Input for this task:

■ ■ ■ ■ ■ ■ ■

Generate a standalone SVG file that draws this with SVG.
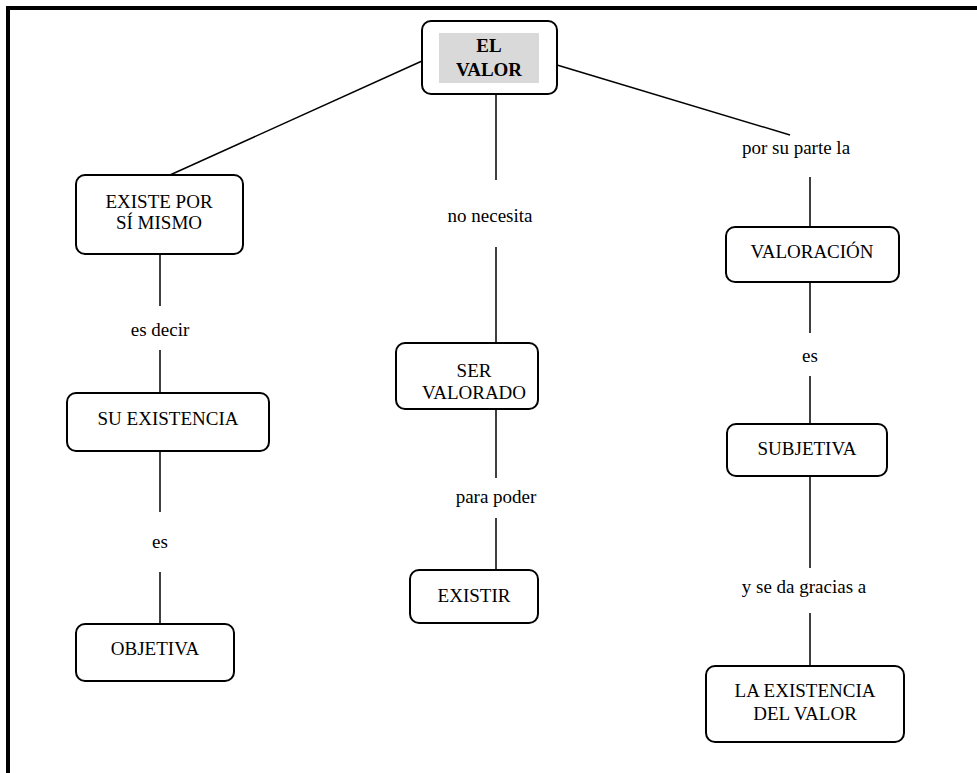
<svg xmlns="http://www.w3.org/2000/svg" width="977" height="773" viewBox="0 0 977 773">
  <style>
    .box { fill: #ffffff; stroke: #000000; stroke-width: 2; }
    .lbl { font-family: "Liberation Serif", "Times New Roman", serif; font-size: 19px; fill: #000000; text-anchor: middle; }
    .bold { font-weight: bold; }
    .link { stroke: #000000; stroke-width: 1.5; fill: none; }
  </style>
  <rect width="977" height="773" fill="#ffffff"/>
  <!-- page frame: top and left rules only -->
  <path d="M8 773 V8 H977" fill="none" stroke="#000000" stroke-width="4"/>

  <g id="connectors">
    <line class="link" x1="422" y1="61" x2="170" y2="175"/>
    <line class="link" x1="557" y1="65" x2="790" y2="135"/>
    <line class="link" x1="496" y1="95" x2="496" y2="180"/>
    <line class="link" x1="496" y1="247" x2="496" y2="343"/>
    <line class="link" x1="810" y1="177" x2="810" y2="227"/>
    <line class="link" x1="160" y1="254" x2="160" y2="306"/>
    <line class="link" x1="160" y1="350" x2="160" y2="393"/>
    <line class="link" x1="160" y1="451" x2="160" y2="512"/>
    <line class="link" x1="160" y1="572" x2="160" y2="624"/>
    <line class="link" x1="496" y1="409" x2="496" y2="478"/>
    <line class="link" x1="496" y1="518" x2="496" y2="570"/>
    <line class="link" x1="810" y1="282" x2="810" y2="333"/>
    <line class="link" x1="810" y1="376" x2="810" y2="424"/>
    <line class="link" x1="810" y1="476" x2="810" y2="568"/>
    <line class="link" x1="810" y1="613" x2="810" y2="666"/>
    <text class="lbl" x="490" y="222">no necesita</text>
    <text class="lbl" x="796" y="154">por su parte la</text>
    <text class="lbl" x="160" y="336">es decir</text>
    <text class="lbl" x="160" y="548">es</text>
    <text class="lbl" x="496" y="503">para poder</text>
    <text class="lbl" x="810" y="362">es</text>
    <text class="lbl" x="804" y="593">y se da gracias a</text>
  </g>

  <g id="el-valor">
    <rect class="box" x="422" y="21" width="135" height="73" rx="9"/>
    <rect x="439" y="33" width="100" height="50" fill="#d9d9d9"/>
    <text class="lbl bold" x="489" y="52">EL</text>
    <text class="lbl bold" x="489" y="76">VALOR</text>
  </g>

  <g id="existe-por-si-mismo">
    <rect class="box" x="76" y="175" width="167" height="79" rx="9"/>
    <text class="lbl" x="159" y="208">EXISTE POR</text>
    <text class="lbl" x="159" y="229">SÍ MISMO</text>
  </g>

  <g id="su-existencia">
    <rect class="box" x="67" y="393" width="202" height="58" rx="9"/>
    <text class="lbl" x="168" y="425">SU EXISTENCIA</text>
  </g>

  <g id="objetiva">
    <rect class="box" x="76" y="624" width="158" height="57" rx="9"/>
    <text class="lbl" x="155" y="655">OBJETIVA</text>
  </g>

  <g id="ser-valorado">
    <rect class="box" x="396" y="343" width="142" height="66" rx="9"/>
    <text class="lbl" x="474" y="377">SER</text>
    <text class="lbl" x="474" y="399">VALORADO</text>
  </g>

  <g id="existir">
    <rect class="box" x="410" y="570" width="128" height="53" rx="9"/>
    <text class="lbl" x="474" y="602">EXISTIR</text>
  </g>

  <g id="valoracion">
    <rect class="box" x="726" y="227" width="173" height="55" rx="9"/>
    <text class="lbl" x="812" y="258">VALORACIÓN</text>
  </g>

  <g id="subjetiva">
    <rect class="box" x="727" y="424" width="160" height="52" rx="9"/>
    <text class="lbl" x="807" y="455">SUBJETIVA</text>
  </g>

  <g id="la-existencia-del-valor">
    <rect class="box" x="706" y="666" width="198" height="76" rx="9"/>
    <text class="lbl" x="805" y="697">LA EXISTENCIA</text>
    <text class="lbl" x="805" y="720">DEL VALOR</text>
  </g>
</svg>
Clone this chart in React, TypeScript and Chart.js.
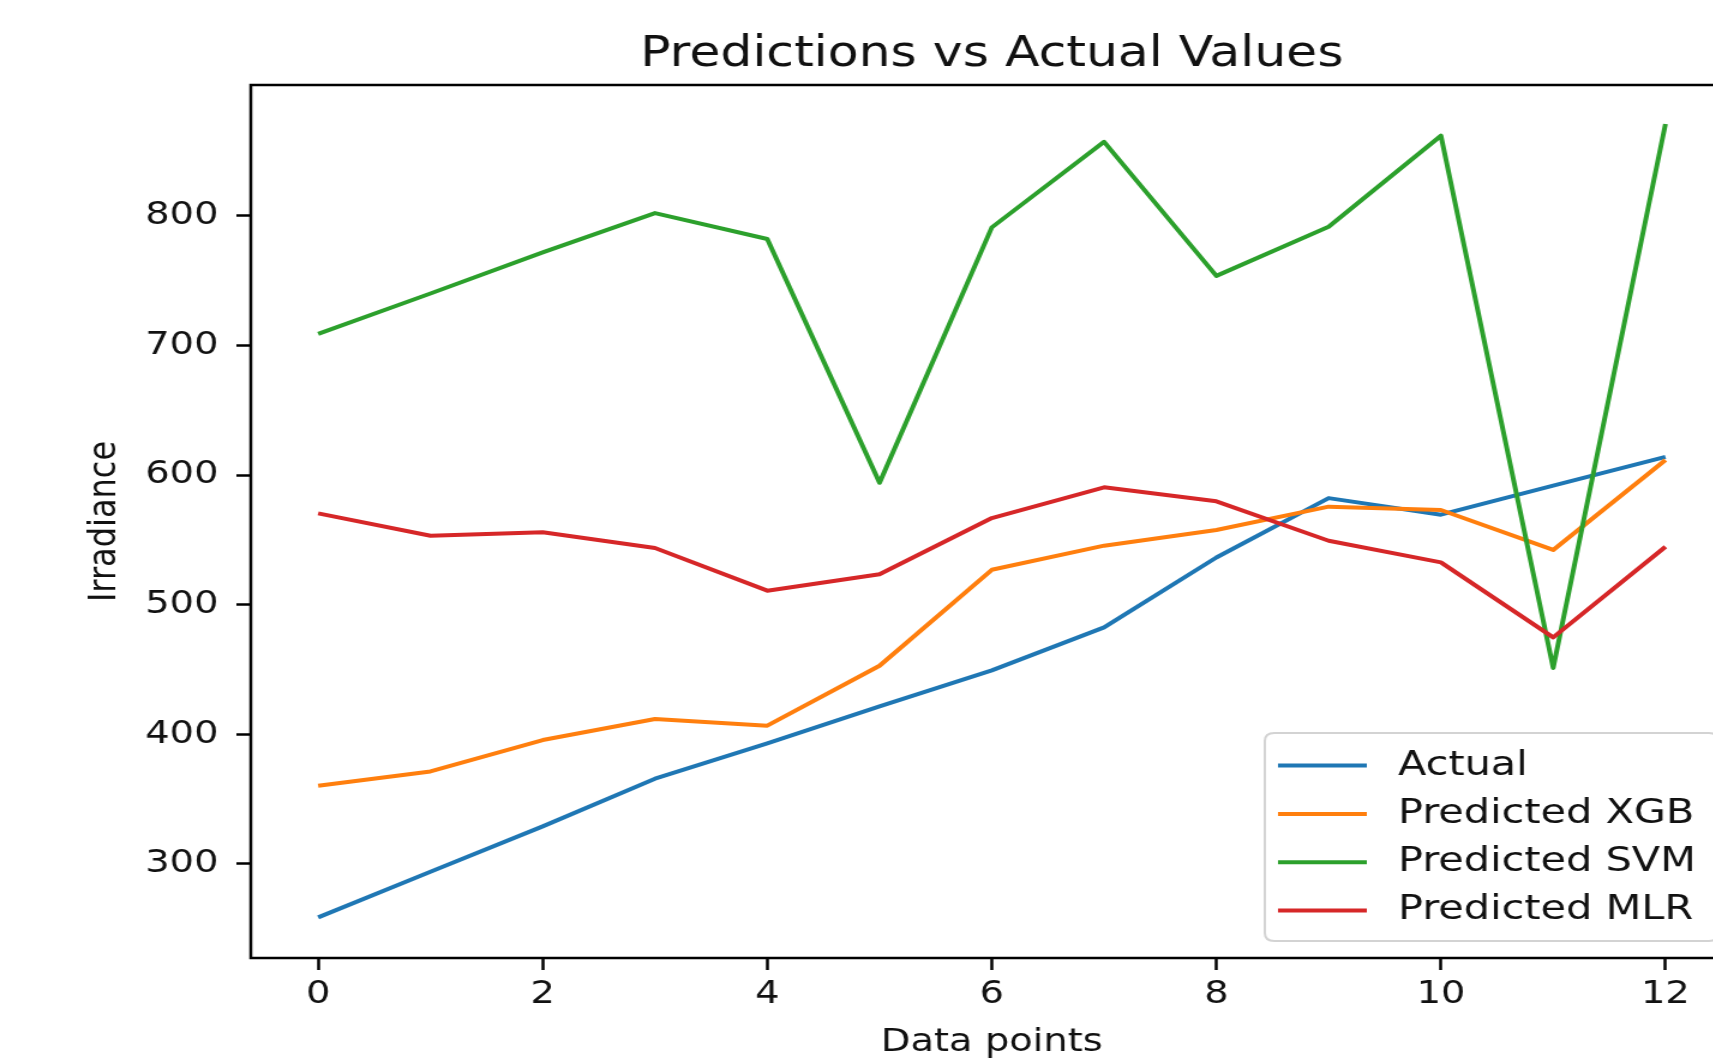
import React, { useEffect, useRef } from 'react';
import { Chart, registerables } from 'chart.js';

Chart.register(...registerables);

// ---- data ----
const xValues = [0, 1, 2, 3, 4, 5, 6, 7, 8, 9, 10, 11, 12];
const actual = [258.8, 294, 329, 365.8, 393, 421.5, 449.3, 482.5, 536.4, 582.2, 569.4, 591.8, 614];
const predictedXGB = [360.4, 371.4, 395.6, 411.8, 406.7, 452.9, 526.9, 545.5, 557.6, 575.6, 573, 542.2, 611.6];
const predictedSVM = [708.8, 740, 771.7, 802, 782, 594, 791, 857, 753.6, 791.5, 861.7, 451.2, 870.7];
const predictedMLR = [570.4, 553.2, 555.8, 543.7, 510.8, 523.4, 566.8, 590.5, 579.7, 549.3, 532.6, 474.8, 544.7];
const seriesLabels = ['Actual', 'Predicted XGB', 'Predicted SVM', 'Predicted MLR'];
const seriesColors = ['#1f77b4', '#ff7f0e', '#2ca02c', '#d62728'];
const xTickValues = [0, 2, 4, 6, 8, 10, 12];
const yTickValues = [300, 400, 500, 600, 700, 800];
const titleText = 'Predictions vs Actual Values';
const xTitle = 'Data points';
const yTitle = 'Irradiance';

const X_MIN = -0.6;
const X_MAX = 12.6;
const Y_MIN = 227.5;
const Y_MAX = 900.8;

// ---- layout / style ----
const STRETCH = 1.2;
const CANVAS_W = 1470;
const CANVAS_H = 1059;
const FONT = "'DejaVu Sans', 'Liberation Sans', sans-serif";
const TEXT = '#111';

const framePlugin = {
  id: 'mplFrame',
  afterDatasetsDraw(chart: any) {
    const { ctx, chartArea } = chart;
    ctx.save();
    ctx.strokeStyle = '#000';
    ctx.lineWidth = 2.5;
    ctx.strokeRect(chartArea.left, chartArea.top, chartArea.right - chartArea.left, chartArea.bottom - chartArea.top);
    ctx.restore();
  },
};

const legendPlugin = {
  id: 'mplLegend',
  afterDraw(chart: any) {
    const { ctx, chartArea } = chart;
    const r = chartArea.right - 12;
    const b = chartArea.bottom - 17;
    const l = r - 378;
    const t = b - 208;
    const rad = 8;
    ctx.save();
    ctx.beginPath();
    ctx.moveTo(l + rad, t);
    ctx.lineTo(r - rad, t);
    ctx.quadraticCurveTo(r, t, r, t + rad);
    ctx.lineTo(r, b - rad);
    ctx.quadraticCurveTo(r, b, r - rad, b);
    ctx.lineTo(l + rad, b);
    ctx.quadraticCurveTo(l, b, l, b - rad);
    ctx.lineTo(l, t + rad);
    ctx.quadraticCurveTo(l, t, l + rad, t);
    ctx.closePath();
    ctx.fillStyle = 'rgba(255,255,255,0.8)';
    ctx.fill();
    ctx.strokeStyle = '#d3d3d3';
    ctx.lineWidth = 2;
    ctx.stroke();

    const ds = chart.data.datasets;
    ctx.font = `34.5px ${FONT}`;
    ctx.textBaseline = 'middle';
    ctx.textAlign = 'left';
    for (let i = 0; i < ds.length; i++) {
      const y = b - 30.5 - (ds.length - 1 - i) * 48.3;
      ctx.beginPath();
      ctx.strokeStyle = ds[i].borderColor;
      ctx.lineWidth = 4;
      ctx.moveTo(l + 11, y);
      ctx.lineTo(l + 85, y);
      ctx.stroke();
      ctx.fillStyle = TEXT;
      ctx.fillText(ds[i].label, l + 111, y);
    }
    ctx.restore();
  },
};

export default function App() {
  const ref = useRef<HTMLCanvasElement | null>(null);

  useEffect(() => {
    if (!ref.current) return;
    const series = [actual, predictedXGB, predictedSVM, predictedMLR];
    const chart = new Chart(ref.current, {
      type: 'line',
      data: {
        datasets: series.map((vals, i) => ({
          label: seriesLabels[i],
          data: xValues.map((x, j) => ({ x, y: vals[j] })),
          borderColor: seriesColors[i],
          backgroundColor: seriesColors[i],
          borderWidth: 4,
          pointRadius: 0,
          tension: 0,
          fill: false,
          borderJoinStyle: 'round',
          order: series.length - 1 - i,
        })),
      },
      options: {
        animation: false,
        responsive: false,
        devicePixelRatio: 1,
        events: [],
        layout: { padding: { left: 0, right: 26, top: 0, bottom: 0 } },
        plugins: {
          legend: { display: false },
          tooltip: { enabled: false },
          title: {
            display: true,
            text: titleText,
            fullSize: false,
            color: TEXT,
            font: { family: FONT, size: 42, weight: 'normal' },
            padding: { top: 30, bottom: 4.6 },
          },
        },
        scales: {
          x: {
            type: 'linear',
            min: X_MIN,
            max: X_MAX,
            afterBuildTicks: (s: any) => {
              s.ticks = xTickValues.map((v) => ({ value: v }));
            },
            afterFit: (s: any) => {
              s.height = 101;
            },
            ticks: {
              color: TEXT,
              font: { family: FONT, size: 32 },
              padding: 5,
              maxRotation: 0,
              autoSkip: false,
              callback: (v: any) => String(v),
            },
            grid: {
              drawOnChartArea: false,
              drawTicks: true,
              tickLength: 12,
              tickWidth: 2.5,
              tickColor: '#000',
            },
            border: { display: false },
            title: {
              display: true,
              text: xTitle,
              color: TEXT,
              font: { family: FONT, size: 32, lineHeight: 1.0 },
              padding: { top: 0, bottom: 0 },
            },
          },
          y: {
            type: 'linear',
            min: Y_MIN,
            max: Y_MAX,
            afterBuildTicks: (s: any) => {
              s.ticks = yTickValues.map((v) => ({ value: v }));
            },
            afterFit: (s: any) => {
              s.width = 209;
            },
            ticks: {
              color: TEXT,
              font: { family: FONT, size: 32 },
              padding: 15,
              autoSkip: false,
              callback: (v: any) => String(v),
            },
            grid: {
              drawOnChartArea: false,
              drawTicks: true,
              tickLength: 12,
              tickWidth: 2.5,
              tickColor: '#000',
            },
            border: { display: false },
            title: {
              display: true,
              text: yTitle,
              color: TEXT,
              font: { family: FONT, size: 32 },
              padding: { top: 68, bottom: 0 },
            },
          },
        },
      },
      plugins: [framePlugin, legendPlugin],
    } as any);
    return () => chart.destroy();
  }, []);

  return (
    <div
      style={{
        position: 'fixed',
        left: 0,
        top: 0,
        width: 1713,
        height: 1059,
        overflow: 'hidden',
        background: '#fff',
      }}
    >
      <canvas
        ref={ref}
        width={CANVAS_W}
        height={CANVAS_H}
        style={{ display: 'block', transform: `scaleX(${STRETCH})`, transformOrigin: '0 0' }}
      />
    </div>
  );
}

■ ■ ■ ■ ■ ■ ■

Brief: Repeat the lines above exactly, beginning with the one containing "Clone this chart" and finishing with the one containing "Chart.register(...registerables);". No pictures belong in the copy.

Solution to this task:
Clone this chart in React, TypeScript and Chart.js.
import React, { useEffect, useRef } from 'react';
import { Chart, registerables } from 'chart.js';

Chart.register(...registerables);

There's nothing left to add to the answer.